The Department of Justice announced Monday it will open a civil rights investigation into the death of Dontre Hamilton after a local district attorney said earlier in the day no charges would be brought against the police officer in the case.
"The United States Department of Justice will undertake a federal review of this case to determine if, under federal civil rights law, there is a basis, both legal and factual, upon which a federal civil rights prosecution may be premised," the U.S. Attorney in Eastern Wisconsin said in a statement. "This review will be conducted by the Federal Bureau of Investigation, the Office of the United States Attorney for the Eastern District of Wisconsin, and the Civil Rights Division."
After an eight-month investigation, a Milwaukee district attorney has concluded that Chris Manney will face no charges for the shooting death of an unarmed black man.
On April 30, Manney shot 31-year-old Dontre Hamilton 14 times after confronting him while he was sleeping on a Milwaukee park bench.
During the incident, Manney alleged that Hamilton grabbed his baton and struck him on the neck. Manney then shot Hamilton repeatedly. He was pronounced dead at the hospital.
An autopsy report released by the county medical examiner called into question Manney's account. The report revealed that Manney shot Hamilton multiple times at a downward trajectory and once from behind.
Manney also described Hamilton as "considerably younger than me, in much better shape than me, and much stronger and more muscular than me."
The autopsy results did not support Manney's description. The autopsy revealed that at the time of his death Hamilton was 5 feet 7 inches and 169 pounds and referred to him as "overweight."
The DA's report includes nine witnesses who said Manney shot Hamilton one to two times after he had fallen to the ground. However, the DA said that the closest eyewitnesses reported that Manney stopped firing after Hamilton fell.
The DA's report said that Manney fired 14 times in under four seconds. It concluded that the number of shots was justified because Manney did not have time to react and stop shooting.
The Milwaukee Police Association said in a statement Monday that it supported the DA's decision not to charge Manney.
"Officer Manney's actions were reasonable and justified considering the threat – while truly an unfortunate situation, there simply was no other option available," said MPA President Mike Crivello.

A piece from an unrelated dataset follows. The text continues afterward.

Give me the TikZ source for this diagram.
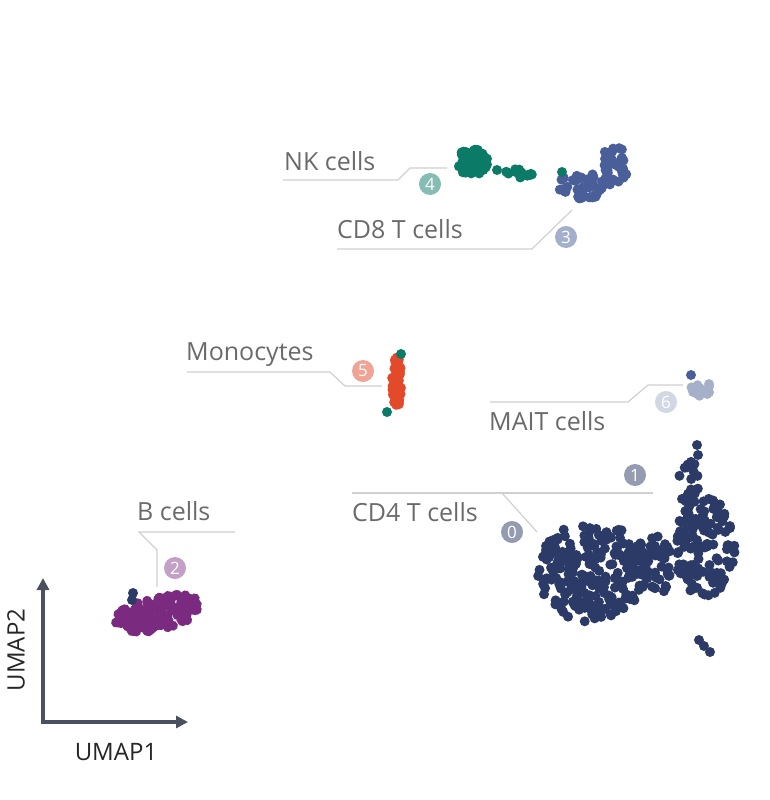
\documentclass[tikz,border=0pt]{standalone}
\usepackage{fontspec}
\setmainfont{Open Sans}
\usetikzlibrary{arrows.meta}
\definecolor{nkgreen}{HTML}{0B7A67}
\definecolor{cdblue}{HTML}{4A5F9A}
\definecolor{monored}{HTML}{E24A2A}
\definecolor{maitgrey}{HTML}{A6B0C8}
\definecolor{cdnavy}{HTML}{2B3A66}
\definecolor{bpurple}{HTML}{7A2B80}
\definecolor{callout}{HTML}{D0D0D0}
\definecolor{labelgrey}{HTML}{6A6A6A}
\definecolor{axisgrey}{HTML}{4A5060}
\tikzset{>=Stealth}
\tikzset{%
    celllabel/.style={text=labelgrey, font=\fontsize{25}{27}\selectfont, inner sep=0pt, anchor=base west},
    calloutline/.style={callout, line width=1.2pt},
    clusternum/.style={circle, fill=#1, text=white, minimum size=22pt, inner sep=0pt, font=\fontsize{17}{17}\selectfont},
    axislabel/.style={text=black!85, font=\fontsize{24}{26}\selectfont, inner sep=0pt}
}
% scatter a cloud of cells: n, cx, cy, rx, ry, rotation, colour
\newcommand{\cellcloud}[7]{%
    \foreach \k in {1,...,#1}{%
        \pgfmathsetmacro{\ang}{360*rnd}%
        \pgfmathsetmacro{\rad}{sqrt(rnd)}%
        \fill[#7, rotate around={#6:(#2,#3)}] ({#2+#4*\rad*cos(\ang)},{#3+#5*\rad*sin(\ang)}) circle (5);
    }%
}
\begin{document}
\begin{tikzpicture}[x=1pt,y=-1pt]
    \pgfmathsetseed{7}
    \useasboundingbox (0,0) rectangle (769,800);
%    NK and CD8
    \cellcloud{45}{472}{162}{16}{13}{0}{nkgreen}
    \cellcloud{16}{520}{172}{14}{6}{0}{nkgreen}
    \cellcloud{35}{615}{166}{15}{20}{0}{cdblue}
    \cellcloud{45}{582}{186}{24}{13}{0}{cdblue}
    \fill[nkgreen] (562,172) circle (5);
    \fill[nkgreen] (497,170) circle (5);
%    monocytes
    \cellcloud{45}{397}{382}{5}{25}{0}{monored}
    \fill[nkgreen] (401,354) circle (5);
    \fill[nkgreen] (387,412) circle (5);
%    MAIT
    \cellcloud{22}{701}{388}{10}{9}{0}{maitgrey}
    \fill[cdblue] (691,375) circle (5);
%    CD4
    \cellcloud{230}{592}{572}{54}{50}{0}{cdnavy}
    \cellcloud{130}{705}{548}{30}{52}{0}{cdnavy}
    \cellcloud{50}{652}{565}{22}{32}{0}{cdnavy}
    \cellcloud{22}{688}{485}{10}{28}{0}{cdnavy}
    \foreach \p in {(697,445),(698,455),(699,640),(704,646),(710,652),(546,546)}
        \fill[cdnavy] \p circle (5);
%    B cells
    \cellcloud{120}{158}{613}{43}{17}{12}{bpurple}
    \fill[cdnavy] (133,593) circle (5);
    \fill[cdnavy] (132,600) circle (5);
%    callouts
    \node[celllabel] (nk) at (284,170) {NK cells};
    \node[celllabel] (cdeight) at (337,238) {CD8 T cells};
    \node[celllabel] (mono) at (186,360) {Monocytes};
    \node[celllabel] (mait) at (489,430) {MAIT cells};
    \node[celllabel] (cdfour) at (352,521) {CD4 T cells};
    \node[celllabel] (bcell) at (137,520) {B cells};
    \draw[calloutline] (283,180) -- (398,180) -- (410,168) -- (447,168);
    \draw[calloutline] (337,249) -- (532,249) -- (572,210);
    \draw[calloutline] (187,372) -- (330,372) -- (345,386) -- (382,386);
    \draw[calloutline] (490,402) -- (628,402) -- (648,385) -- (683,385);
    \draw[calloutline] (352,493) -- (653,493);
    \draw[calloutline] (502,493) -- (537,532);
    \draw[calloutline] (235,532) -- (139,532) -- (157,550) -- (157,587);
    \node[clusternum=nkgreen!50] (n4) at (430,184) {4};
    \node[clusternum=cdblue!50] (n3) at (566,237) {3};
    \node[clusternum=monored!50] (n5) at (363,371) {5};
    \node[clusternum=maitgrey!50] (n6) at (666,402) {6};
    \node[clusternum=cdnavy!50] (n1) at (635,475) {1};
    \node[clusternum=cdnavy!50] (n0) at (512,532) {0};
    \node[clusternum=bpurple!45] (n2) at (175,568) {2};
%    axes
    \coordinate (origin) at (43,722);
    \coordinate (ytip) at (43,578);
    \coordinate (xtip) at (188,722);
    \draw[axisgrey, line width=3.5pt, -{Triangle[length=12pt,width=12pt]}] ([yshift=1.75pt]origin) -- (ytip);
    \draw[axisgrey, line width=3.5pt, -{Triangle[length=12pt,width=12pt]}] ([xshift=-1.75pt]origin) -- (xtip);
    \node[axislabel, rotate=90] (umapb) at (16,650) {UMAP2};
    \node[axislabel] (umapa) at (116,752) {UMAP1};
\end{tikzpicture}
\end{document}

Manney was fired in October by the Milwaukee police department for executing an illegal pat-down of a mentally ill person. Hamilton was being treated for schizophrenia at the time of his death.
After Manney's firing, Hamilton's family told BuzzFeed News they were still seeking justice for their relative's death.
"Yes, he's been fired," Hamilton's older brother Dameion said. "But we're still waiting on a decision whether or not this man is going to be charged or just let go and left alone."
In his report, DA John Chisholm said, "I come to the conclusion that Officer Manney's use of force in this incident was justified self-defense and that defense cannot be reasonably overcome to establish a basis to charge Officer Manney with a crime."
The Hamilton family says they are "extremely disappointed" in the DA's decision.
The Hamiltons released a statement through their lawyer on Monday:
The Dontre Hamilton shooting death case has now resulted in the Milwaukee County District Attorney adding yet another decision to the list of cases around the country with no criminal charges being filed against a police officer who shot and killed an African American male citizen. After waiting now for almost EIGHT MONTHS since Dontre Hamilton was shot and killed at Red Arrow Park by former City of Milwaukee Police Officer Christopher Manney, the Hamilton family and their attorneys are extremely disappointed in District Attorney John Chisholm's decision in this case. This is a case which cries out for justice, criminal charges against Christopher Manney, and accountability to Dontre Hamilton's family. Since being advised today of the State law criminal charging decision by District Attorney Chisholm, we have been in contact with the United States Attorney's Office for the Eastern District of Wisconsin, in Milwaukee, and we have formally requested that they communicate with the United States Department of Justice, Civil Rights Division, Criminal Section, to immediately commence a federal investigation into this matter, with the belief that Federal law criminal civil rights charges are warranted in this case.